Homes priced between $400,000 and $800,000 have joined the higher-priced segments for 3 months of consecutive year-to-year gains in new listings, the report added.
Initial signs from the first two weeks of October show that buyers are beginning to take advantage of the extra supply, said CAR, as pending sales have risen by double digits compared with the first two weeks of October 2023.
At the same time, pending sales numbers suggest that buyers have begun to take advantage, said CAR, in spite of the typical seasonal fall slowdown.
Additionally, according to the Bureau of Labor Statistics’ (BLS) latest report, the Consumer Price Index for All Urban Consumers (CPI-U) increased 0.2 percent on a seasonally adjusted basis, the same increase as in August and July. Over the last 12 months, the all items index increased 2.4 percent before seasonal adjustment.
That is the lowest level since March of 2021 when inflation first ramped up and shows that the economy continues to make progress to the Fed’s 2% target for headline inflation, said the BLS.
“However, core inflation, which excludes certain volatile categories like food and energy prices, remains stubborn with only incremental progress of late due to high housing costs and ongoing wage growth owing to a strong labor market.”
Meanwhile, offered the CAR report, the PCE Index, which is the Fed’s preferred measure of inflation over the CPI, has shown slightly better progress with core PCE growth dipping below 3% for the past 7 months consecutively, with September data still to be released.

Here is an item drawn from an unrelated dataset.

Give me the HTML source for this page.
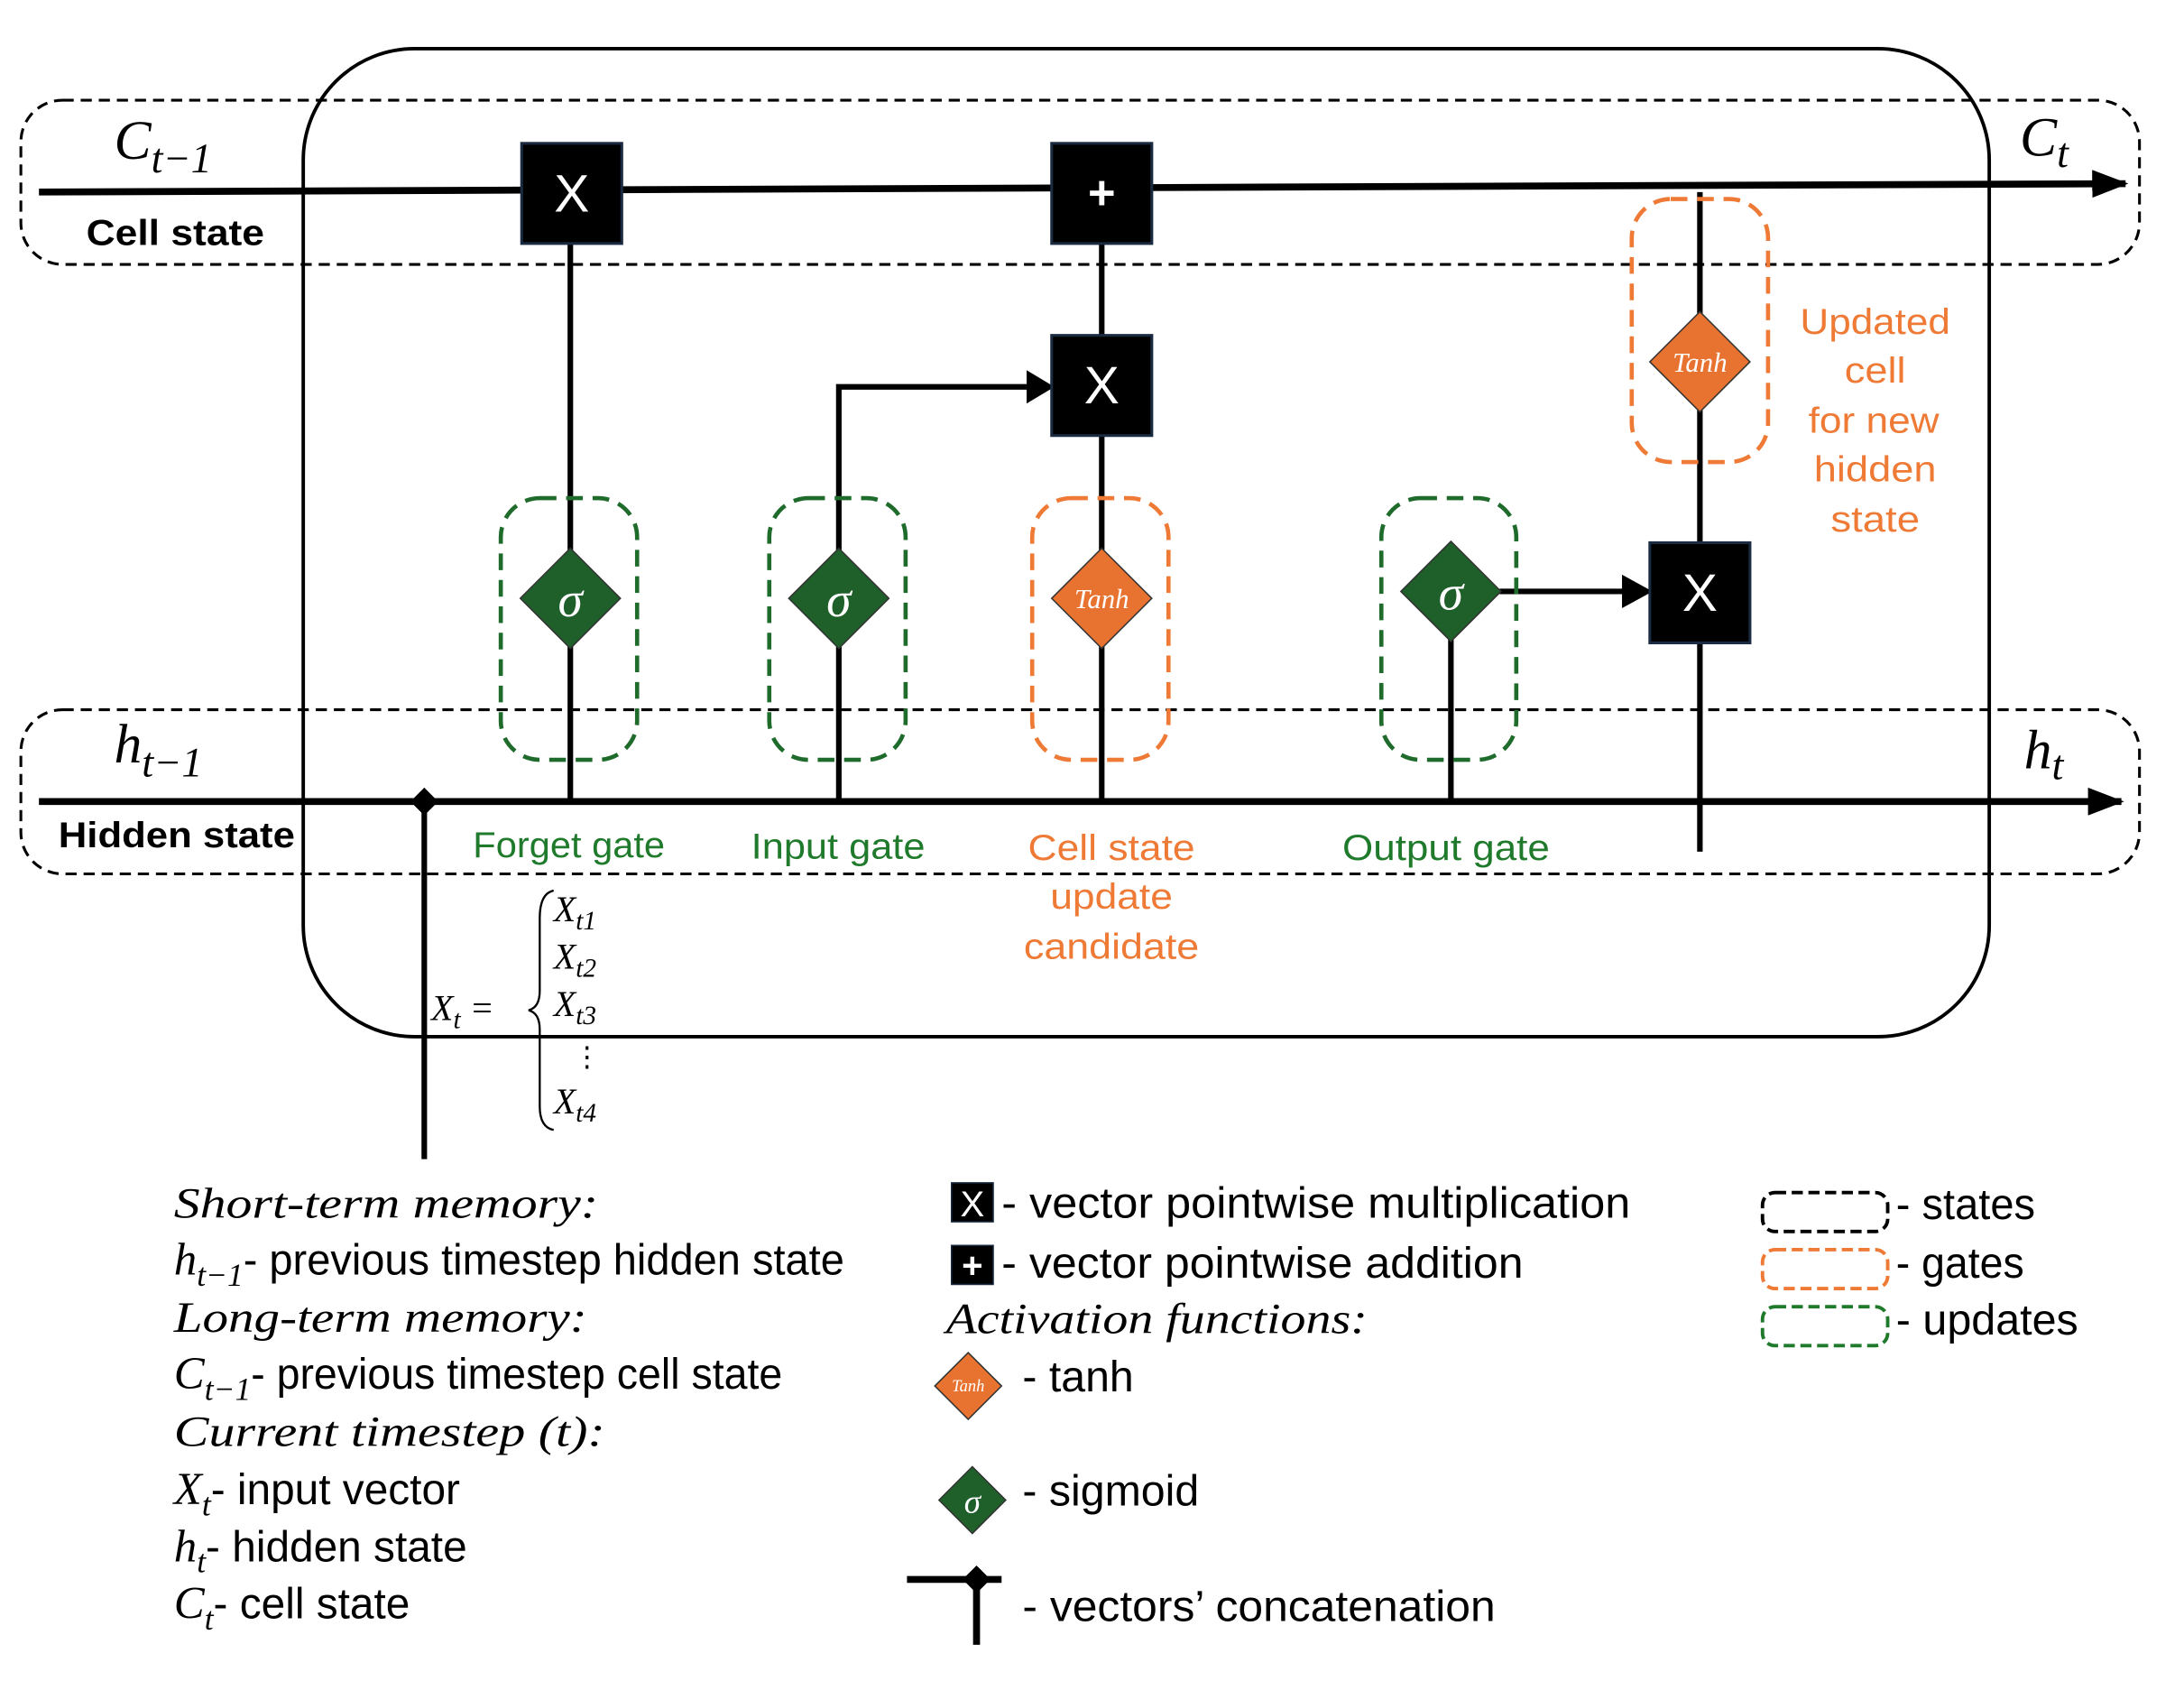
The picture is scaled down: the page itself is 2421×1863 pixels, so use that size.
<!DOCTYPE html>
<html><head><meta charset="utf-8"><style>
html,body{margin:0;padding:0;background:#fff;}
svg{display:block;}
.s{font-family:"Liberation Sans",sans-serif;}
.m{font-family:"Liberation Serif",serif;font-style:italic;}
</style></head><body>
<svg width="2421" height="1863" viewBox="0 0 1570 1208" preserveAspectRatio="none" xmlns="http://www.w3.org/2000/svg">
<defs>
<marker id="ar2" markerWidth="26" markerHeight="20" refX="24" refY="10" orient="auto" markerUnits="userSpaceOnUse">
<path d="M0,0 L26,10 L0,20 z" fill="#000"/></marker>
</defs>
<rect x="218" y="35" width="1212" height="710" rx="80" fill="none" stroke="#000" stroke-width="2.5"/>
<rect x="15" y="72" width="1523" height="118" rx="30" fill="none" stroke="#000" stroke-width="2" stroke-dasharray="8,5"/>
<rect x="15" y="510" width="1523" height="118" rx="30" fill="none" stroke="#000" stroke-width="2" stroke-dasharray="8,5"/>
<line x1="28" y1="138" x2="1528" y2="132" stroke="#000" stroke-width="5" marker-end="url(#ar2)"/>
<line x1="28" y1="576" x2="1525" y2="576" stroke="#000" stroke-width="5" marker-end="url(#ar2)"/>
<g stroke="#000" stroke-width="4" fill="none">
<line x1="410" y1="175" x2="410" y2="576"/>
<line x1="792" y1="175" x2="792" y2="241"/>
<line x1="792" y1="313" x2="792" y2="576"/>
<polyline points="603,576 603,278 738,278"/>
<line x1="1043" y1="430" x2="1043" y2="576"/>
<line x1="1078" y1="425" x2="1168" y2="425"/>
<line x1="1222" y1="138" x2="1222" y2="612"/>
<line x1="305" y1="576" x2="305" y2="833"/>
</g>
<path d="M738,266 L758,278 L738,290z" fill="#000"/>
<path d="M1166,413 L1188,425 L1166,437z" fill="#000"/>
<path d="M305,566 L315,576 L305,586 L295,576z" fill="#000"/>
<g fill="none" stroke-width="3" stroke-dasharray="12,7">
<rect x="360" y="358" width="98" height="188" rx="28" stroke="#1f6b2c"/>
<rect x="553" y="358" width="98" height="188" rx="28" stroke="#1f6b2c"/>
<rect x="993" y="358" width="97" height="188" rx="28" stroke="#1f6b2c"/>
<rect x="742" y="358" width="98" height="188" rx="28" stroke="#ee7a35"/>
<rect x="1173" y="143" width="98" height="189" rx="28" stroke="#ee7a35"/>
</g>
<g fill="#000" stroke="#1a2a40" stroke-width="2">
<rect x="375" y="103" width="72" height="72"/>
<rect x="756" y="103" width="72" height="72"/>
<rect x="756" y="241" width="72" height="72"/>
<rect x="1186" y="390" width="72" height="72"/>
</g>
<g class="s" fill="#fff" font-size="38" text-anchor="middle">
<text x="411" y="152">X</text><text x="792" y="150" font-size="34" font-weight="bold">+</text>
<text x="792" y="290">X</text><text x="1222" y="439">X</text>
</g>
<g stroke="#333" stroke-width="1">
<path d="M410,394 L446,430 L410,466 L374,430z" fill="#1f5f2a"/>
<path d="M603,394 L639,430 L603,466 L567,430z" fill="#1f5f2a"/>
<path d="M1043,389 L1079,425 L1043,461 L1007,425z" fill="#1f5f2a"/>
<path d="M792,394 L828,430 L792,466 L756,430z" fill="#e8722f"/>
<path d="M1222,224 L1258,260 L1222,296 L1186,260z" fill="#e8722f"/>
</g>
<g class="m" fill="#fff" text-anchor="middle">
<text x="410" y="443" font-size="36">σ</text><text x="603" y="443" font-size="36">σ</text><text x="1043" y="438" font-size="36">σ</text>
<text x="792" y="437" font-size="20">Tanh</text><text x="1222" y="267" font-size="20">Tanh</text>
</g>
<g class="m" font-size="40">
<text x="82" y="114">C<tspan font-size="30" dy="10">t−1</tspan></text>
<text x="1452" y="112">C<tspan font-size="30" dy="8">t</tspan></text>
<text x="82" y="548">h<tspan font-size="30" dy="10">t−1</tspan></text>
<text x="1455" y="552">h<tspan font-size="30" dy="8">t</tspan></text>
</g>
<g class="s" font-size="26" font-weight="bold" lengthAdjust="spacingAndGlyphs">
<text x="62" y="176" textLength="128" lengthAdjust="spacingAndGlyphs">Cell state</text>
<text x="42" y="609" textLength="170" lengthAdjust="spacingAndGlyphs">Hidden state</text>
</g>
<g class="s" font-size="26" fill="#1f7a2c">
<text x="340" y="616" textLength="138" lengthAdjust="spacingAndGlyphs">Forget gate</text>
<text x="540" y="617" textLength="125" lengthAdjust="spacingAndGlyphs">Input gate</text>
<text x="965" y="618" textLength="149" lengthAdjust="spacingAndGlyphs">Output gate</text>
</g>
<g class="s" font-size="26" fill="#ee7a35">
<text x="739" y="618" textLength="120" lengthAdjust="spacingAndGlyphs">Cell state</text>
<text x="755" y="653" textLength="88" lengthAdjust="spacingAndGlyphs">update</text>
<text x="736" y="689" textLength="126" lengthAdjust="spacingAndGlyphs">candidate</text>
<text x="1294" y="240" textLength="108" lengthAdjust="spacingAndGlyphs">Updated</text>
<text x="1326" y="275" textLength="44" lengthAdjust="spacingAndGlyphs">cell</text>
<text x="1300" y="311" textLength="94" lengthAdjust="spacingAndGlyphs">for new</text>
<text x="1304" y="346" textLength="88" lengthAdjust="spacingAndGlyphs">hidden</text>
<text x="1316" y="382" textLength="64" lengthAdjust="spacingAndGlyphs">state</text>
</g>
<g class="m" font-size="26">
<text x="310" y="733">X<tspan font-size="19" dy="6">t</tspan><tspan dy="-6"> =</tspan></text>
<text x="398" y="662">X<tspan font-size="19" dy="6">t1</tspan></text>
<text x="398" y="696">X<tspan font-size="19" dy="6">t2</tspan></text>
<text x="398" y="730">X<tspan font-size="19" dy="6">t3</tspan></text>
<text x="412" y="766" font-style="normal" font-size="20">⋮</text>
<text x="398" y="800">X<tspan font-size="19" dy="6">t4</tspan></text>
</g>
<path d="M398,640 Q388,642 388,660 L388,712 Q388,724 380,726 Q388,728 388,740 L388,795 Q388,810 398,812" fill="none" stroke="#000" stroke-width="1.5"/>
<g font-size="31">
<text x="125" y="875" class="m" textLength="305" lengthAdjust="spacingAndGlyphs">Short-term memory:</text>
<text x="125" y="916" class="m" font-size="33">h<tspan font-size="23" dy="8">t−1</tspan><tspan dy="-8" class="s" font-style="normal" font-size="31" textLength="432" lengthAdjust="spacingAndGlyphs">- previous timestep hidden state</tspan></text>
<text x="125" y="957" class="m" textLength="297" lengthAdjust="spacingAndGlyphs">Long-term memory:</text>
<text x="125" y="998" class="m" font-size="33">C<tspan font-size="23" dy="8">t−1</tspan><tspan dy="-8" class="s" font-style="normal" font-size="31" textLength="382" lengthAdjust="spacingAndGlyphs">- previous timestep cell state</tspan></text>
<text x="125" y="1039" class="m" textLength="310" lengthAdjust="spacingAndGlyphs">Current timestep (t):</text>
<text x="125" y="1081" class="m" font-size="33">X<tspan font-size="23" dy="8">t</tspan><tspan dy="-8" class="s" font-style="normal" font-size="31">- input vector</tspan></text>
<text x="125" y="1122" class="m" font-size="33">h<tspan font-size="23" dy="8">t</tspan><tspan dy="-8" class="s" font-style="normal" font-size="31">- hidden state</tspan></text>
<text x="125" y="1163" class="m" font-size="33">C<tspan font-size="23" dy="8">t</tspan><tspan dy="-8" class="s" font-style="normal" font-size="31">- cell state</tspan></text>
</g>
<rect x="684" y="850" width="30" height="28" fill="#000" stroke="#1a2a40"/>
<text x="699" y="874" class="s" font-size="26" fill="#fff" text-anchor="middle">X</text>
<rect x="684" y="895" width="30" height="28" fill="#000" stroke="#1a2a40"/>
<text x="699" y="918" class="s" font-size="26" fill="#fff" text-anchor="middle" font-weight="bold">+</text>
<g class="s" font-size="31">
<text x="720" y="875" textLength="452" lengthAdjust="spacingAndGlyphs">- vector pointwise multiplication</text>
<text x="720" y="918" textLength="375" lengthAdjust="spacingAndGlyphs">- vector pointwise addition</text>
<text x="680" y="958" class="m" textLength="303" lengthAdjust="spacingAndGlyphs">Activation functions:</text>
<text x="735" y="1000" textLength="80" lengthAdjust="spacingAndGlyphs">- tanh</text>
<text x="735" y="1082" textLength="127" lengthAdjust="spacingAndGlyphs">- sigmoid</text>
<text x="735" y="1165" textLength="340" lengthAdjust="spacingAndGlyphs">- vectors’ concatenation</text>
</g>
<path d="M696,972 L720,996 L696,1020 L672,996z" fill="#e8722f" stroke="#333"/>
<text x="696" y="1000" class="m" font-size="12" fill="#fff" text-anchor="middle">Tanh</text>
<path d="M699,1054 L723,1078 L699,1102 L675,1078z" fill="#1f5f2a" stroke="#333"/>
<text x="699" y="1087" class="m" font-size="24" fill="#fff" text-anchor="middle">σ</text>
<line x1="652" y1="1135" x2="720" y2="1135" stroke="#000" stroke-width="5"/>
<line x1="702" y1="1135" x2="702" y2="1182" stroke="#000" stroke-width="5"/>
<path d="M702,1125 L712,1135 L702,1145 L692,1135z" fill="#000"/>
<g fill="none" stroke-width="2.5" stroke-dasharray="8,4">
<rect x="1267" y="857" width="90" height="28" rx="9" stroke="#000"/>
<rect x="1267" y="898" width="90" height="28" rx="9" stroke="#ee7a35"/>
<rect x="1267" y="939" width="90" height="28" rx="9" stroke="#1f7a2c"/>
</g>
<g class="s" font-size="31">
<text x="1363" y="876" textLength="100" lengthAdjust="spacingAndGlyphs">- states</text>
<text x="1363" y="918" textLength="92" lengthAdjust="spacingAndGlyphs">- gates</text>
<text x="1363" y="959" textLength="131" lengthAdjust="spacingAndGlyphs">- updates</text>
</g>
</svg>
</body></html>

As such, the market consensus now expects two additional 25 basis-point rate cuts in 2024.
While Freddie Mac’s average 30-year fixed-rate mortgage was 6.32% last week—its second weekly gain, Mortgage News Daily puts the numbers closer to 6.6% early this week, and the odds of a 50 basis-point cut at the next Fed meeting in November have fallen to zero after the jobs report, despite nearly 1/3 of respondents still holding out hope for a larger cut just one week before, said the CAR report.
“The economy still looks like it is on track to facilitate the cuts the Fed suggested after their September meeting, but expectations are adjusting to the reality of the likely 2 25 basis-point cuts rather than the 100 basis-points they had hoped for,” the report added.